Molnár’s commitment to the cause of national art is best exemplified by the fact that he was always the first to respond to the questions addressed to all Hungarian artists by Ágoston Kubinyi, the director of the National Museum. Kubinyi turned to Hungarian artists, asking them to send him their autobiography, a portrait and another work, with the aim of augmenting, or rather laying the foundations for the collections of his museum. It says volumes about those times that apart from Jakab Marastoni and Frigyes Lieder – both of foreign descent – Molnár was the only Hungarian artist who sent his self-portrait to the museum in 1850 immediately upon receiving the director’s request.
After the historical paintings of the 1850s, Molnár soon discovered the potential inherent in genre scenes. He was one of the first artists whose genre painting was not linked to the national sentiment and its themes and moved towards a more romantic, adventurous and universal expression. What makes his painting especially unique, however, is that the protagonists of his genre scenes are predominantly women. They appear in his modern urban genre pictures, his scenes set on the shores of Lake Balaton; the same beautiful woman with a longish face recurs in his painting set amidst the historical environment of ancient Pompeii.
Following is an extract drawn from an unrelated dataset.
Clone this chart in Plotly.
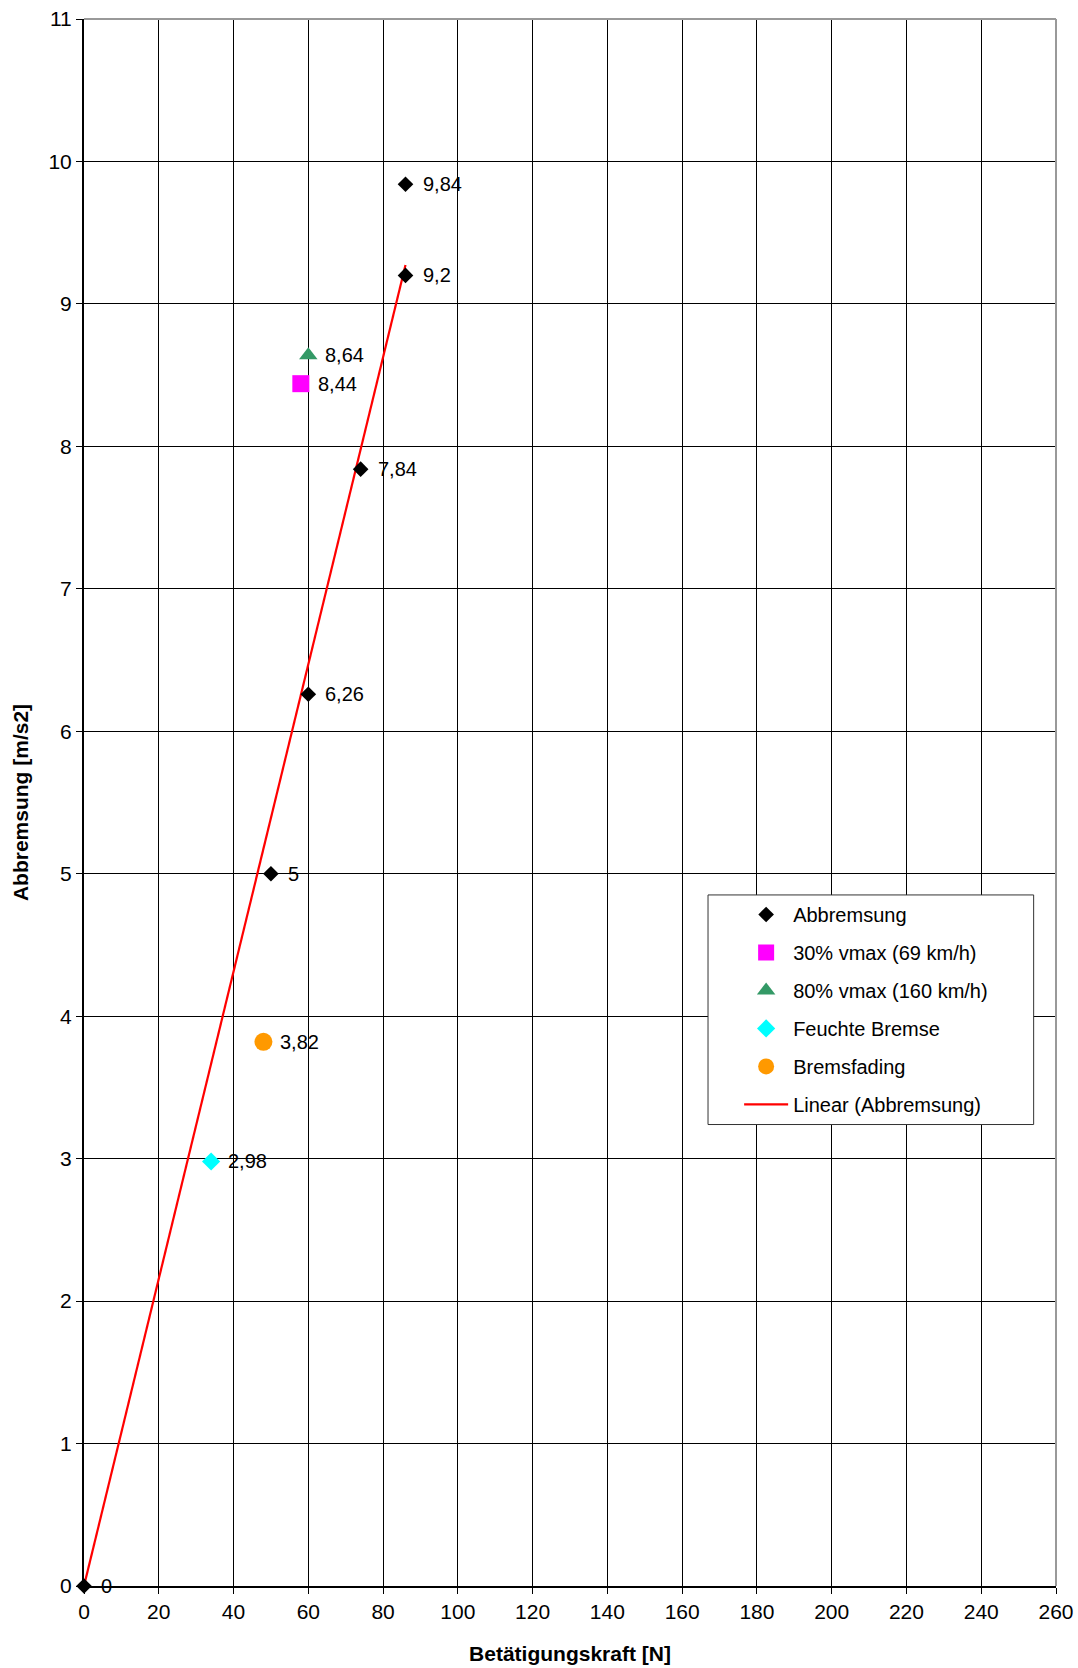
import numpy as np
import plotly.graph_objects as go

# Data
abb_x = [0, 50, 60, 74, 86, 86]
abb_y = [0, 5, 6.26, 7.84, 9.2, 9.84]
v30_x = [58]
v30_y = [8.44]
v80_x = [60]
v80_y = [8.64]
feucht_x = [34]
feucht_y = [2.98]
fading_x = [48]
fading_y = [3.82]

x_ticks = list(range(0, 261, 20))
y_ticks = list(range(0, 12))


def lab(v):
    return f"{v:g}".replace(".", ",")


# Linear trendline through origin (least squares, as Excel)
ax = np.array(abb_x, dtype=float)
ay = np.array(abb_y, dtype=float)
slope = float((ax * ay).sum() / (ax * ax).sum())
trend_x = [0, float(ax.max())]
trend_y = [slope * v for v in trend_x]

FONT = "Liberation Sans, Arial, sans-serif"
fig = go.Figure()

fig.add_trace(go.Scatter(
    x=trend_x, y=trend_y, mode="lines", name="Linear (Abbremsung)",
    line=dict(color="#ff0000", width=2.2), legendrank=6, legendgroup="g6"))

series = [
    ("Abbremsung", abb_x, abb_y, "diamond", 12, "black"),
    ("30% vmax (69 km/h)", v30_x, v30_y, "square", 17, "#ff00ff"),
    ("80% vmax (160 km/h)", v80_x, v80_y, "triangle-up", 16, "#339966"),
    ("Feuchte Bremse", feucht_x, feucht_y, "diamond", 14, "#00ffff"),
    ("Bremsfading", fading_x, fading_y, "circle", 18, "#ff9900"),
]

annotations = []
for i, (name, xs, ys, sym, sz, col) in enumerate(series):
    fig.add_trace(go.Scatter(
        x=xs, y=ys, mode="markers", name=name,
        marker=dict(symbol=sym, size=sz, color=col),
        legendrank=i + 1, legendgroup=f"g{i+1}", cliponaxis=False))
    for xv, yv in zip(xs, ys):
        annotations.append(dict(
            x=xv, y=yv, xref="x", yref="y", text=lab(yv), showarrow=False,
            xanchor="left", yanchor="middle", xshift=15,
            font=dict(family=FONT, size=20, color="black")))

# legend box (white, framed) behind the legend items
box_x0, box_x1, box_y0, box_y1 = 0.642, 0.977, 0.2945, 0.441

fig.update_layout(
    width=1078, height=1668,
    margin=dict(l=84, r=22, t=19, b=82),
    paper_bgcolor="white", plot_bgcolor="white",
    font=dict(family=FONT, size=21, color="black"),
    showlegend=True,
    legend=dict(
        x=0.674, y=0.441, xanchor="left", yanchor="top",
        bgcolor="rgba(0,0,0,0)", borderwidth=0,
        font=dict(family=FONT, size=20, color="black"),
        traceorder="grouped", tracegroupgap=9,
        itemwidth=44,
    ),
    xaxis=dict(
        range=[0, 260], tickvals=x_ticks, ticktext=[str(t) for t in x_ticks],
        showgrid=True, gridcolor="black", gridwidth=1,
        showline=True, linecolor="black", linewidth=2,
        ticks="outside", ticklen=6, tickcolor="black", zeroline=False,
        tickfont=dict(family=FONT, size=21), automargin=False,
        title=dict(text="<b>Betätigungskraft [N]</b>", standoff=24,
                   font=dict(family=FONT, size=21)),
    ),
    yaxis=dict(
        range=[0, 11], tickvals=y_ticks, ticktext=[str(t) for t in y_ticks],
        showgrid=True, gridcolor="black", gridwidth=1,
        showline=True, linecolor="black", linewidth=2,
        ticks="outside", ticklen=6, tickcolor="black", zeroline=False,
        tickfont=dict(family=FONT, size=21), automargin=False,
        title=dict(text="<b>Abbremsung [m/s2]</b>", standoff=14,
                   font=dict(family=FONT, size=21)),
    ),
    annotations=annotations,
    shapes=[
        dict(type="line", xref="paper", yref="paper", x0=0, x1=1, y0=1, y1=1,
             line=dict(color="#999999", width=2)),
        dict(type="line", xref="paper", yref="paper", x0=1, x1=1, y0=0, y1=1,
             line=dict(color="#999999", width=2)),
        dict(type="rect", xref="paper", yref="paper", layer="above",
             x0=box_x0, x1=box_x1, y0=box_y0, y1=box_y1,
             fillcolor="white", line=dict(color="#333333", width=1)),
    ],
)

fig.write_html(
    "out.html",
    config={"displayModeBar": False},
    post_script="document.body.style.margin='0';document.body.style.overflow='hidden';",
)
One of Molnár’s largest-scale cycles features the ancient Italian city of Pompeii, which was destroyed by the eruption of Vesuvius in the summer of 79 AD. The city, buried under several metres of volcanic ash, was discovered only one and a half thousand years later. Since the excavation of the ruins lasted more than a century, shocking finds were discovered even in the 1860s and 1870s (including the petrified imprints of people who suffocated under the ashes); and it was around this time that Molnár began to take an interest in the destruction of Pompeii. He painted several genre pictures featuring life in Pompeii; in 1876 he completed a monumental genre scene (approx. 3 × 4 metres) depicting the disaster of Pompeii.
The unique ambiance of his composition depicting two women in Pompeii is created by the melancholy and dreamy gaze of the figures. The modern viewer cannot forget that Pompeii is the symbol of tragically sudden and inevitable end; thus the female characters convey both the magic of eternal beauty and the sadness of transience.